→ Exercise:
Copy the data that follows exactly. Include no pictures.

→ Information provided:
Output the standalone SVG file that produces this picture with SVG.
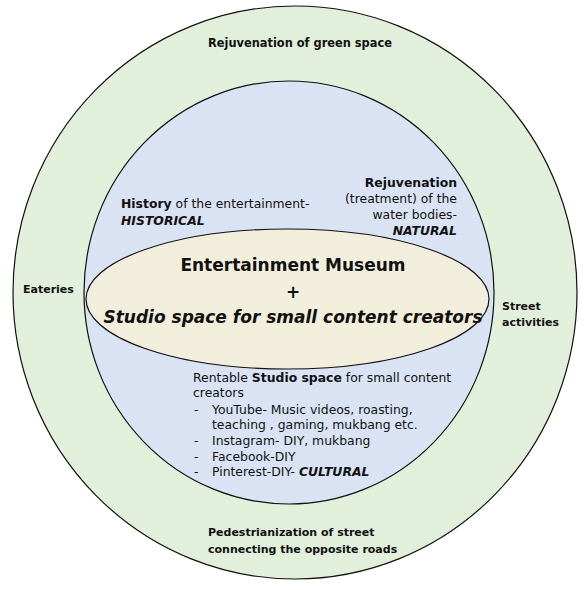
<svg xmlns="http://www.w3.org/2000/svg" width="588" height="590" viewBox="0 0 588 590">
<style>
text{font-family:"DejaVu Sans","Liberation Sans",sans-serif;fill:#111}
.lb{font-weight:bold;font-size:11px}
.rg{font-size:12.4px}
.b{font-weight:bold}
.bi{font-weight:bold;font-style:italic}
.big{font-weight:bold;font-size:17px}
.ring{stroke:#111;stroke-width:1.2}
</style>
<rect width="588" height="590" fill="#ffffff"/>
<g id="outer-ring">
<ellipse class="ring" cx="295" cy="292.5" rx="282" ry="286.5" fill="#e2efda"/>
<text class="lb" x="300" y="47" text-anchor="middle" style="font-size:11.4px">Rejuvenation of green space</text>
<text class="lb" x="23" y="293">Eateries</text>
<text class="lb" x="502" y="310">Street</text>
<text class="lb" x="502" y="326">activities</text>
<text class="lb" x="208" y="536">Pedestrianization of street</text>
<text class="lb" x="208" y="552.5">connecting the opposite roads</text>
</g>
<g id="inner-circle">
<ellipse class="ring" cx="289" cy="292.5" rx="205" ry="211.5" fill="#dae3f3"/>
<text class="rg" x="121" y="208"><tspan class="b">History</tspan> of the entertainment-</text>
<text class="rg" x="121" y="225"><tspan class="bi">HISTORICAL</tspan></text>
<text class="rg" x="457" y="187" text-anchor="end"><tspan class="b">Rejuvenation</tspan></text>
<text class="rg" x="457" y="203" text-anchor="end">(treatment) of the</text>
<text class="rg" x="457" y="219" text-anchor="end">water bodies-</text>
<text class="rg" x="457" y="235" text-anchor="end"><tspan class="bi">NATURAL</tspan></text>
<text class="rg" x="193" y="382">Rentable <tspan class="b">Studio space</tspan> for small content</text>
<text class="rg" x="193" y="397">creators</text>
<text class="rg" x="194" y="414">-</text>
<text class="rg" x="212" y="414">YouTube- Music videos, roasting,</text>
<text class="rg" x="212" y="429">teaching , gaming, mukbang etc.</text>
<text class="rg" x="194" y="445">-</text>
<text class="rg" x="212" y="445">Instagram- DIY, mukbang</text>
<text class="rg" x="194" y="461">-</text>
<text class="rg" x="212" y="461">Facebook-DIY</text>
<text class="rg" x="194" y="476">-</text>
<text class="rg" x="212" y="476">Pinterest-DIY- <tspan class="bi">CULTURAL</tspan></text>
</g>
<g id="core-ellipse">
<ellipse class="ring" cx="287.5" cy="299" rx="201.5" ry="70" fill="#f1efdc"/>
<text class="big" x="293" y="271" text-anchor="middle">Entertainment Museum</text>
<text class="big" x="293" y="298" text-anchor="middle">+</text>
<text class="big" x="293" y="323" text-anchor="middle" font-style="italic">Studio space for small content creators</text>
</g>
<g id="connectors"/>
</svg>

→ The response:
Output the standalone SVG file that produces this picture with SVG.
<svg xmlns="http://www.w3.org/2000/svg" width="588" height="590" viewBox="0 0 588 590">
<style>
text{font-family:"DejaVu Sans","Liberation Sans",sans-serif;fill:#111}
.lb{font-weight:bold;font-size:11px}
.rg{font-size:12.4px}
.b{font-weight:bold}
.bi{font-weight:bold;font-style:italic}
.big{font-weight:bold;font-size:17px}
.ring{stroke:#111;stroke-width:1.2}
</style>
<rect width="588" height="590" fill="#ffffff"/>
<g id="outer-ring">
<ellipse class="ring" cx="295" cy="292.5" rx="282" ry="286.5" fill="#e2efda"/>
<text class="lb" x="300" y="47" text-anchor="middle" style="font-size:11.4px">Rejuvenation of green space</text>
<text class="lb" x="23" y="293">Eateries</text>
<text class="lb" x="502" y="310">Street</text>
<text class="lb" x="502" y="326">activities</text>
<text class="lb" x="208" y="536">Pedestrianization of street</text>
<text class="lb" x="208" y="552.5">connecting the opposite roads</text>
</g>
<g id="inner-circle">
<ellipse class="ring" cx="289" cy="292.5" rx="205" ry="211.5" fill="#dae3f3"/>
<text class="rg" x="121" y="208"><tspan class="b">History</tspan> of the entertainment-</text>
<text class="rg" x="121" y="225"><tspan class="bi">HISTORICAL</tspan></text>
<text class="rg" x="457" y="187" text-anchor="end"><tspan class="b">Rejuvenation</tspan></text>
<text class="rg" x="457" y="203" text-anchor="end">(treatment) of the</text>
<text class="rg" x="457" y="219" text-anchor="end">water bodies-</text>
<text class="rg" x="457" y="235" text-anchor="end"><tspan class="bi">NATURAL</tspan></text>
<text class="rg" x="193" y="382">Rentable <tspan class="b">Studio space</tspan> for small content</text>
<text class="rg" x="193" y="397">creators</text>
<text class="rg" x="194" y="414">-</text>
<text class="rg" x="212" y="414">YouTube- Music videos, roasting,</text>
<text class="rg" x="212" y="429">teaching , gaming, mukbang etc.</text>
<text class="rg" x="194" y="445">-</text>
<text class="rg" x="212" y="445">Instagram- DIY, mukbang</text>
<text class="rg" x="194" y="461">-</text>
<text class="rg" x="212" y="461">Facebook-DIY</text>
<text class="rg" x="194" y="476">-</text>
<text class="rg" x="212" y="476">Pinterest-DIY- <tspan class="bi">CULTURAL</tspan></text>
</g>
<g id="core-ellipse">
<ellipse class="ring" cx="287.5" cy="299" rx="201.5" ry="70" fill="#f1efdc"/>
<text class="big" x="293" y="271" text-anchor="middle">Entertainment Museum</text>
<text class="big" x="293" y="298" text-anchor="middle">+</text>
<text class="big" x="293" y="323" text-anchor="middle" font-style="italic">Studio space for small content creators</text>
</g>
<g id="connectors"/>
</svg>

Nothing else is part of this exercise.